[Prompt]: Would you write out the listing verbatim and skip every picture in it?
════════════════════
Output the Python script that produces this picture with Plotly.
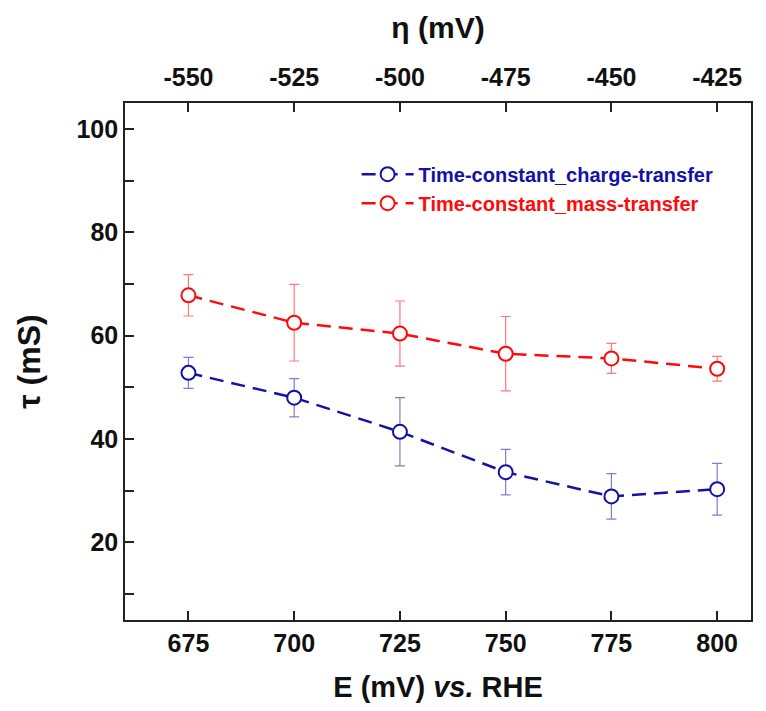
import plotly.graph_objects as go

# ---- data ----
E_mV = [675, 700, 725, 750, 775, 800]
tau_ct = [52.8, 48.0, 41.4, 33.6, 28.9, 30.3]
tau_ct_err = [3.0, 3.7, 6.6, 4.4, 4.4, 5.0]
tau_mt = [67.8, 62.5, 60.4, 56.5, 55.6, 53.6]
tau_mt_err = [4.0, 7.4, 6.3, 7.2, 2.9, 2.4]
eta_ticks = [-550, -525, -500, -475, -450, -425]
eta_labels = ["-550", "-525", "-500", "-475", "-450", "-425"]
E_offset = 1225  # eta = E - 1225
names = ["Time-constant_charge-transfer", "Time-constant_mass-transfer"]

BLUE = "#1212a6"
RED = "#ff0a0a"
FONT = "Liberation Sans, Arial, sans-serif"

x_range = [660, 808]
y_range = [5, 105]

fig = go.Figure()

def add_series(y, err, color, err_color, name):
    fig.add_trace(go.Scatter(
        x=E_mV, y=y, mode="lines+markers",
        name=f"<b><span style='color:{color}'>{name}</span></b>",
        line=dict(color=color, width=2.5, dash="14px,8px"),
        marker=dict(symbol="circle", size=14, color="white",
                    line=dict(color=color, width=2)),
        error_y=dict(type="data", array=err, visible=True,
                     color=err_color, thickness=1.2, width=5),
    ))

add_series(tau_ct, tau_ct_err, BLUE, "rgba(18,18,166,0.55)", names[0])
add_series(tau_mt, tau_mt_err, RED, "rgba(255,10,10,0.55)", names[1])

# dummy trace to anchor the top (eta) axis
fig.add_trace(go.Scatter(x=eta_ticks, y=[None] * len(eta_ticks), xaxis="x2",
                         yaxis="y", showlegend=False, hoverinfo="skip",
                         mode="markers"))

axis_common = dict(showgrid=False, zeroline=False, showline=True,
                   linecolor="#222", linewidth=1.6, ticks="inside",
                   ticklen=9, tickwidth=1.6, tickcolor="#222",
                   tickfont=dict(family=FONT, size=25, color="#111", weight="bold"))

fig.update_layout(
    width=766, height=711,
    margin=dict(l=125, r=15, t=103, b=91),
    paper_bgcolor="white", plot_bgcolor="white",
    font=dict(family=FONT, color="#111"),
    xaxis=dict(range=x_range, tickvals=E_mV, **axis_common,
               title=dict(text="<b>E (mV) <i>vs.</i> RHE</b>",
                          font=dict(family=FONT, size=29, color="#111"),
                          standoff=21)),
    xaxis2=dict(range=[x_range[0] - E_offset, x_range[1] - E_offset],
                overlaying="x", side="top", anchor="y",
                tickvals=eta_ticks, ticktext=eta_labels, **axis_common,
                ticklabelstandoff=5,
                title=dict(text="<b>η (mV)</b>",
                           font=dict(family=FONT, size=30, color="#111"),
                           standoff=16)),
    yaxis=dict(range=y_range, tickvals=[20, 40, 60, 80, 100], mirror=True,
               **axis_common,
               minor=dict(tickvals=[10, 30, 50, 70, 90], ticks="inside",
                          ticklen=9, tickwidth=1.6, tickcolor="#222"),
               title=dict(text="<b>τ (mS)</b>",
                          font=dict(family=FONT, size=32, color="#111"),
                          standoff=26)),
    legend=dict(x=0.37, y=0.90, xanchor="left", yanchor="top",
                bgcolor="rgba(0,0,0,0)",
                font=dict(family=FONT, size=20), tracegroupgap=0,
                itemwidth=52),
    showlegend=True,
)

fig.write_html("out.html")
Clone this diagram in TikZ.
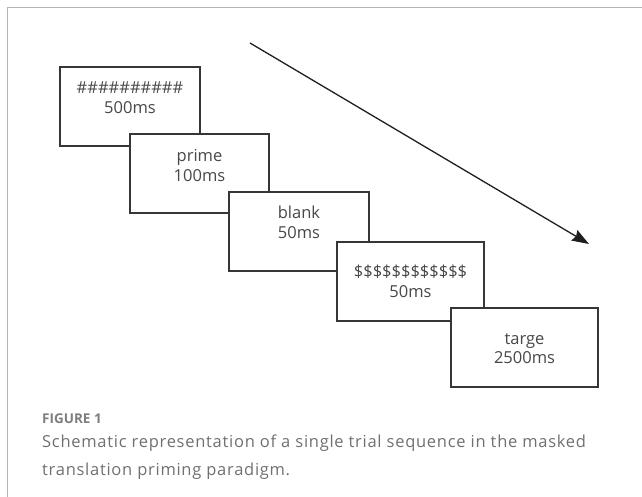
\documentclass[tikz,border=0pt]{standalone}
\usepackage{fontspec}
\setmainfont{Open Sans}
\newfontfamily\capfont[LetterSpace=4.4]{Open Sans}
\usetikzlibrary{arrows.meta}
\definecolor{frame}{HTML}{B4B4B4}
\definecolor{boxline}{HTML}{363636}
\definecolor{boxtext}{HTML}{484848}
\definecolor{captext}{HTML}{707070}
\tikzset{
  stimbox/.style={draw=boxline, line width=1.5pt, fill=white, rectangle, inner sep=0pt, outer sep=0pt, minimum height=79pt},
  stimtext/.style={text=boxtext, align=center, inner sep=0pt, font=\fontsize{16.5}{19.5}\selectfont},
  capline/.style={anchor=base west, inner sep=0pt, text=captext, font=\capfont\fontsize{16.5}{20}\selectfont},
}
\begin{document}
\begin{tikzpicture}[x=1pt,y=-1pt]
\useasboundingbox (0,0) rectangle (642,497);
% frame
\coordinate (ftr) at (642,7.5);
\coordinate (ftl) at (7.5,7.5);
\coordinate (fbl) at (7.5,497);
\draw[frame, line width=1.5pt] (ftr) -- (ftl) -- (fbl);
% boxes
\node[stimbox, minimum width=140pt] (b1) at (130,106.5) {};
\node[stimtext] (t1) at ([yshift=8.8pt]b1.center) {\#\#\#\#\#\#\#\#\#\#\\500ms};
\node[stimbox, minimum width=139pt] (b2) at (199.5,173.5) {};
\node[stimtext] (t2) at ([yshift=8pt]b2.center) {prime\\100ms};
\node[stimbox, minimum width=140pt] (b3) at (299,231.5) {};
\node[stimtext] (t3) at ([yshift=9pt]b3.center) {blank\\50ms};
\node[stimbox, minimum width=147pt] (b4) at (410.5,281.5) {};
\node[stimtext] (t4) at ([yshift=0pt]b4.center) {\$\$\$\$\$\$\$\$\$\$\$\$\\50ms};
\node[stimbox, minimum width=147pt] (b5) at (524.5,347.5) {};
\node[stimtext] (t5) at ([yshift=-1pt]b5.center) {targe\\2500ms};
% arrow
\coordinate (as) at (250,43);
\coordinate (ae) at (589,244);
\draw[draw=black!88, line width=1.3pt, -{Stealth[length=17pt,width=12pt,inset=2pt]}] (as) -- (ae);
% caption
\node[capline, font=\fontsize{13.5}{16}\selectfont\bfseries, text=captext!90] (fig) at (42,423) {FIGURE 1};
\node[capline] (c1) at (42,447) {Schematic representation of a single trial sequence in the masked};
\node[capline] (c2) at (42,475) {translation priming paradigm.};
\end{tikzpicture}
\end{document}
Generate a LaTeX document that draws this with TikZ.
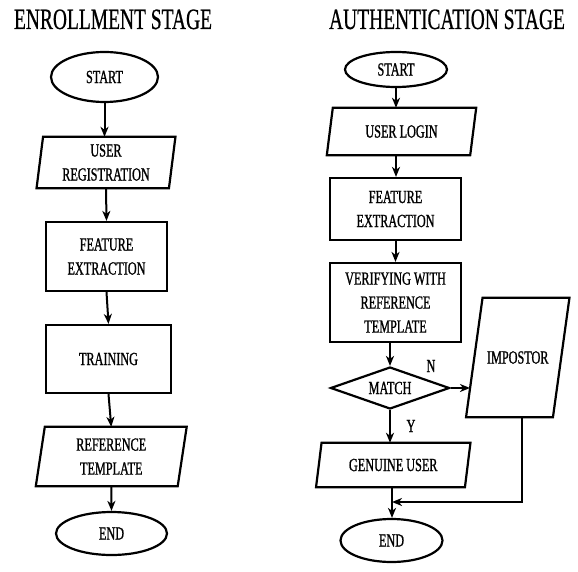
════════════════════
[Final result]:
Output the Python script that produces this picture with Plotly.
import plotly.graph_objects as go

# ---- data ----
E_mV = [675, 700, 725, 750, 775, 800]
tau_ct = [52.8, 48.0, 41.4, 33.6, 28.9, 30.3]
tau_ct_err = [3.0, 3.7, 6.6, 4.4, 4.4, 5.0]
tau_mt = [67.8, 62.5, 60.4, 56.5, 55.6, 53.6]
tau_mt_err = [4.0, 7.4, 6.3, 7.2, 2.9, 2.4]
eta_ticks = [-550, -525, -500, -475, -450, -425]
eta_labels = ["-550", "-525", "-500", "-475", "-450", "-425"]
E_offset = 1225  # eta = E - 1225
names = ["Time-constant_charge-transfer", "Time-constant_mass-transfer"]

BLUE = "#1212a6"
RED = "#ff0a0a"
FONT = "Liberation Sans, Arial, sans-serif"

x_range = [660, 808]
y_range = [5, 105]

fig = go.Figure()

def add_series(y, err, color, err_color, name):
    fig.add_trace(go.Scatter(
        x=E_mV, y=y, mode="lines+markers",
        name=f"<b><span style='color:{color}'>{name}</span></b>",
        line=dict(color=color, width=2.5, dash="14px,8px"),
        marker=dict(symbol="circle", size=14, color="white",
                    line=dict(color=color, width=2)),
        error_y=dict(type="data", array=err, visible=True,
                     color=err_color, thickness=1.2, width=5),
    ))

add_series(tau_ct, tau_ct_err, BLUE, "rgba(18,18,166,0.55)", names[0])
add_series(tau_mt, tau_mt_err, RED, "rgba(255,10,10,0.55)", names[1])

# dummy trace to anchor the top (eta) axis
fig.add_trace(go.Scatter(x=eta_ticks, y=[None] * len(eta_ticks), xaxis="x2",
                         yaxis="y", showlegend=False, hoverinfo="skip",
                         mode="markers"))

axis_common = dict(showgrid=False, zeroline=False, showline=True,
                   linecolor="#222", linewidth=1.6, ticks="inside",
                   ticklen=9, tickwidth=1.6, tickcolor="#222",
                   tickfont=dict(family=FONT, size=25, color="#111", weight="bold"))

fig.update_layout(
    width=766, height=711,
    margin=dict(l=125, r=15, t=103, b=91),
    paper_bgcolor="white", plot_bgcolor="white",
    font=dict(family=FONT, color="#111"),
    xaxis=dict(range=x_range, tickvals=E_mV, **axis_common,
               title=dict(text="<b>E (mV) <i>vs.</i> RHE</b>",
                          font=dict(family=FONT, size=29, color="#111"),
                          standoff=21)),
    xaxis2=dict(range=[x_range[0] - E_offset, x_range[1] - E_offset],
                overlaying="x", side="top", anchor="y",
                tickvals=eta_ticks, ticktext=eta_labels, **axis_common,
                ticklabelstandoff=5,
                title=dict(text="<b>η (mV)</b>",
                           font=dict(family=FONT, size=30, color="#111"),
                           standoff=16)),
    yaxis=dict(range=y_range, tickvals=[20, 40, 60, 80, 100], mirror=True,
               **axis_common,
               minor=dict(tickvals=[10, 30, 50, 70, 90], ticks="inside",
                          ticklen=9, tickwidth=1.6, tickcolor="#222"),
               title=dict(text="<b>τ (mS)</b>",
                          font=dict(family=FONT, size=32, color="#111"),
                          standoff=26)),
    legend=dict(x=0.37, y=0.90, xanchor="left", yanchor="top",
                bgcolor="rgba(0,0,0,0)",
                font=dict(family=FONT, size=20), tracegroupgap=0,
                itemwidth=52),
    showlegend=True,
)

fig.write_html("out.html")
Clone this diagram in TikZ.
\documentclass[tikz,border=0pt]{standalone}
\usepackage{fontspec}
\setmainfont{Open Sans}
\newfontfamily\capfont[LetterSpace=4.4]{Open Sans}
\usetikzlibrary{arrows.meta}
\definecolor{frame}{HTML}{B4B4B4}
\definecolor{boxline}{HTML}{363636}
\definecolor{boxtext}{HTML}{484848}
\definecolor{captext}{HTML}{707070}
\tikzset{
  stimbox/.style={draw=boxline, line width=1.5pt, fill=white, rectangle, inner sep=0pt, outer sep=0pt, minimum height=79pt},
  stimtext/.style={text=boxtext, align=center, inner sep=0pt, font=\fontsize{16.5}{19.5}\selectfont},
  capline/.style={anchor=base west, inner sep=0pt, text=captext, font=\capfont\fontsize{16.5}{20}\selectfont},
}
\begin{document}
\begin{tikzpicture}[x=1pt,y=-1pt]
\useasboundingbox (0,0) rectangle (642,497);
% frame
\coordinate (ftr) at (642,7.5);
\coordinate (ftl) at (7.5,7.5);
\coordinate (fbl) at (7.5,497);
\draw[frame, line width=1.5pt] (ftr) -- (ftl) -- (fbl);
% boxes
\node[stimbox, minimum width=140pt] (b1) at (130,106.5) {};
\node[stimtext] (t1) at ([yshift=8.8pt]b1.center) {\#\#\#\#\#\#\#\#\#\#\\500ms};
\node[stimbox, minimum width=139pt] (b2) at (199.5,173.5) {};
\node[stimtext] (t2) at ([yshift=8pt]b2.center) {prime\\100ms};
\node[stimbox, minimum width=140pt] (b3) at (299,231.5) {};
\node[stimtext] (t3) at ([yshift=9pt]b3.center) {blank\\50ms};
\node[stimbox, minimum width=147pt] (b4) at (410.5,281.5) {};
\node[stimtext] (t4) at ([yshift=0pt]b4.center) {\$\$\$\$\$\$\$\$\$\$\$\$\\50ms};
\node[stimbox, minimum width=147pt] (b5) at (524.5,347.5) {};
\node[stimtext] (t5) at ([yshift=-1pt]b5.center) {targe\\2500ms};
% arrow
\coordinate (as) at (250,43);
\coordinate (ae) at (589,244);
\draw[draw=black!88, line width=1.3pt, -{Stealth[length=17pt,width=12pt,inset=2pt]}] (as) -- (ae);
% caption
\node[capline, font=\fontsize{13.5}{16}\selectfont\bfseries, text=captext!90] (fig) at (42,423) {FIGURE 1};
\node[capline] (c1) at (42,447) {Schematic representation of a single trial sequence in the masked};
\node[capline] (c2) at (42,475) {translation priming paradigm.};
\end{tikzpicture}
\end{document}
Generate a LaTeX document that draws this with TikZ.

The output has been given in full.